The head of a giant US life insurer has appealed to President Donald Trump and regulators to crush Cayman’s life reinsurance business.
Jim Belardi, CEO of Iowa-based Athene, said action was needed by the National Association of Insurance Commissioners (NAIC) to clamp down on the “unabated” growth of Cayman’s life reinsurance business.
He highlighted that Cayman was home to US$150 billion of life reserves “supported by a fraction of the capital required by the US or Bermuda, which we believe puts the system at risk”.
He was speaking during Athene’s fourth quarter 2024 results call earlier this month, reported by specialist online channel InsuranceERM.
Marty Klein, the insurer’s chief financial officer, said Bermuda had tightened its regulations so companies that had domiciled there to take advantage of its lower reserves or capital rules had lost that edge.
“Some companies are now looking to pivot to the Cayman Islands where the regulatory framework is much less robust, capital requirements are much less defined and there is much more flexibility,” he said.
“Our observation is that companies are going to Cayman to hold lower reserves or, in some cases, lower capital.
“We don’t think that’s healthy for the industry.”

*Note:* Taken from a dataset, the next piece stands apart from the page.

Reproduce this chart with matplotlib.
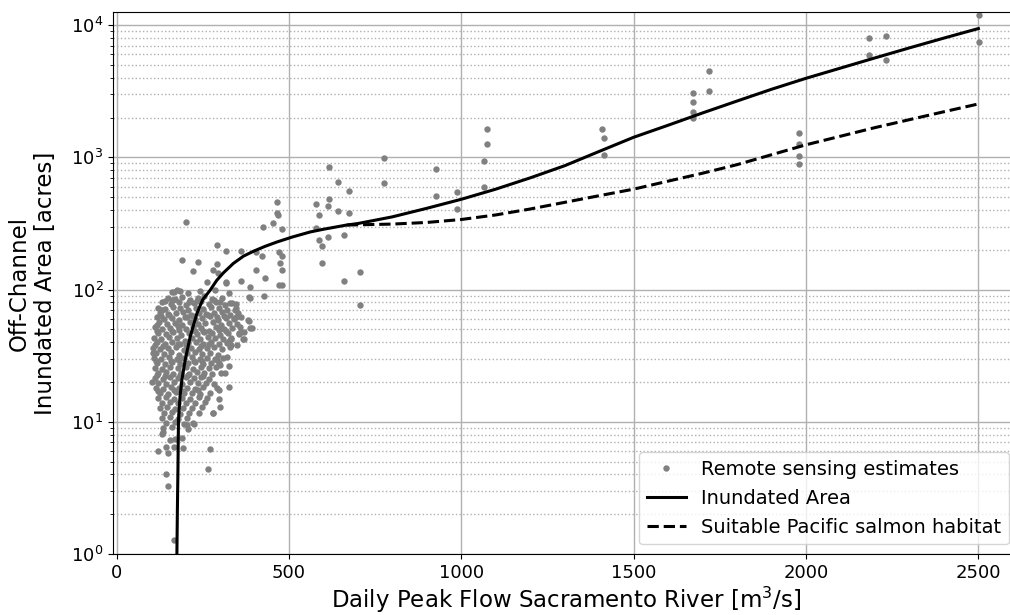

Belardi added that Trump could bring “positive change” to insurance regulations, including blocking EU-style Solvency II rules from becoming the worldwide norm.
The US has avoided the use of the globally-agreed Insurance Capital Standard prudential framework, which is based on EU’s Solvency II rules, with a book-value, risk-based capital (RBC) regime and the introduction of the RBC-based aggregation method.
A spokeswoman for the Cayman Islands Monetary Authority said the idea that Cayman was “unhealthy” competition and had “a more lenient regulatory approach” than other jurisdictions was wrong.
“The regulatory framework in the Cayman Islands is comprehensive, transparent, and designed to meet the highest standards of solvency and risk management,” she said. “Reinsurers are held to rigorous standards, and no transaction can proceed without a written statement of no objection from the relevant onshore regulators.”
She said Cayman regulations were in in line with international standards set by the International Association of Insurance Supervisors.
“Accordingly, the capital requirements for reinsurers operating in the Cayman Islands are designed to ensure long-term solvency and protect policyholders,” she said. “These requirements are regularly assessed to keep up with evolving market conditions.”
She added that comparisons with other jurisdictions were common, but they all operated under different regulatory regimes, which offered a variety of advantages.
The spokeswoman said, “The Cayman Islands’ framework is designed to offer flexibility and foster innovation, particularly in life reinsurance, while still ensuring compliance with global standards.
“This flexibility often leads to more efficient risk management solutions, without compromising the strength or reliability of regulatory oversight.”
Companies that operate in Cayman are also under “enhanced supervision” and required to have sufficient capital to support liabilities.
The CIMA spokeswoman said that Cayman had signed a string of agreements with regional and international regulators, including in the US, to ensure “seamless information sharing and collaboration on cross-border transactions and consolidated supervision”.
She explained that reinsurance deals involving the US were usually struck on an “asset-withheld basis” – which meant the resources to back the Cayman reinsurance reserves remained in the US, which gave an extra layer of security.
The spokeswoman said guidelines designed to “maintain a strong risk management framework” in normal conditions and tough times had also been issued.
“The Cayman Islands remains a respected global financial centre, not just for life reinsurance but also for the wider financial services industry,” she said. “Its ability to foster innovation and offer tailored solutions to reinsurers is a key reason it continues to attract global business.”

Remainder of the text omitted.